What really kept this movie from being too bogged down by what could have been sneering disgust or overt familiarity with the topic was mostly Mary’s struggles with reconciling that her own actions, not Jesus’, are really at work here. Losing your faith is a pretty earnest moment for a lot of people, especially young people, and struggling with teen pregnancy on top of that is no easy task. The jokes are kept pretty blasphemous but not exceptionally cruel. The world as it is seen through Mary’s eyes is obviously to be mocked but not in a way that felt too distanced. I got a sense that the script was written with a lot of care. That being said, the movie as a whole is extremely wry whether it’s Hillary Faye’s intense, militant religiousness wrapped around a fairly offensive center or Pastor Skip and Lillian’s obvious affection for eachother despite Skip still being married to Patrick’s missionary mom. The whole movie serves to very delicately show that adhering to the rules does no one good when so much of the human existence is that we’re all flawed in some way. It also played heavily on the idea that the facades that we want others to buy into aren’t truly who we are deep down inside, where only God (or whomever), can see us.

Despite the fact that the movie takes place over a decent length of time (most of Mary’s entire senior year at American Eagle), they did a lot of very subtle jumps in time, seamlessly cutting from one holiday to the next, using that as a way to vignette a particular moment in Mary’s arc and on-going attempts to hide the pregnancy from most people around her. It also weaves in quite a few scenes that give us a greater understanding of many of the people in Mary’s orbit, such as her mom’s loneliness, Roland and Cassandra’s burgeoning relationship and Hillary Faye’s more desperate attempts to “fix” Mary and her friends. Subtle things like Tia’s (Heather Matarazzo) eventual transformation into Hillary Faye Jr. play out in the background, much like the holiday decorations strewn around the school, and underscore what happens at the pique of the film’s tension - the end-of-year prom.

Prom scenes are often the hyper-focus of many teen films and so it’s hard not to fall into cliches. They work as a place where power relationships are thrown into stark relief and the real magic of a film’s climax happens. Memorable prom scenes like Jawbreaker and Carrie are rife with stylistic conventions that seem to occur in every film going forward. Saved! keeps it a little less dramatic but twists everything around with it’s own flair; Hillary Faye is revealed as the actual villain who orchestrated a frame job of Mary and Cassandra (which Mean Girls feels reminiscent of), Dean shows up with his boyfriend from Mercy House (the Christian deprogramming school, alluding to something that wouldn’t become a bigger story until years later), and all of this is punctuated by one falling Jesus statue and Mary eventually giving birth.

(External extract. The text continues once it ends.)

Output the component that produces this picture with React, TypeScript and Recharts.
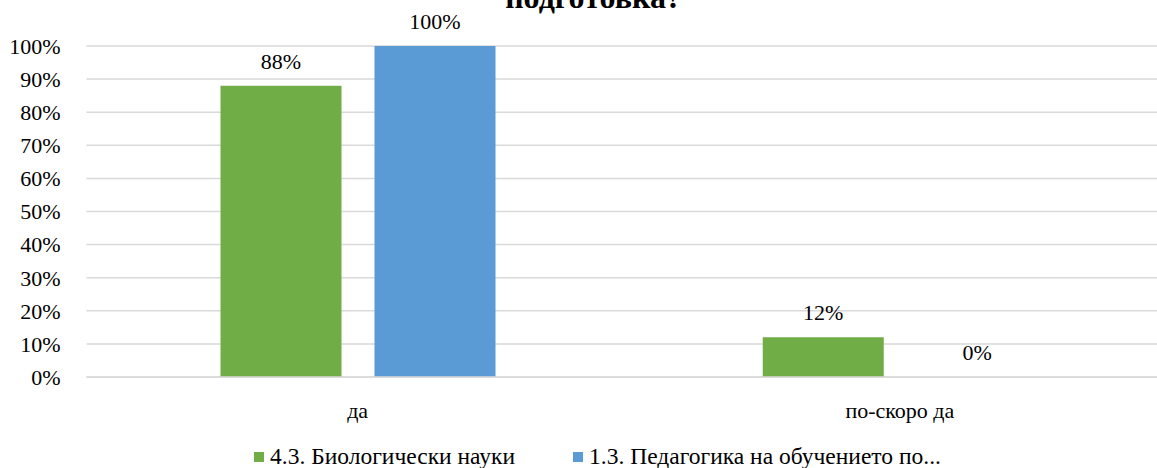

The movie is sweet without being too schmaltzy, referential without being trite (I got shades of Mermaids here) and embraces the extremely dry humor without being alienating about the subject matter in a way that I found really refreshing. It’s a teen movie with a lot of outside elements and still stays pretty true-to-form. If you’re looking for good satire with a decent story, this is a great place to look.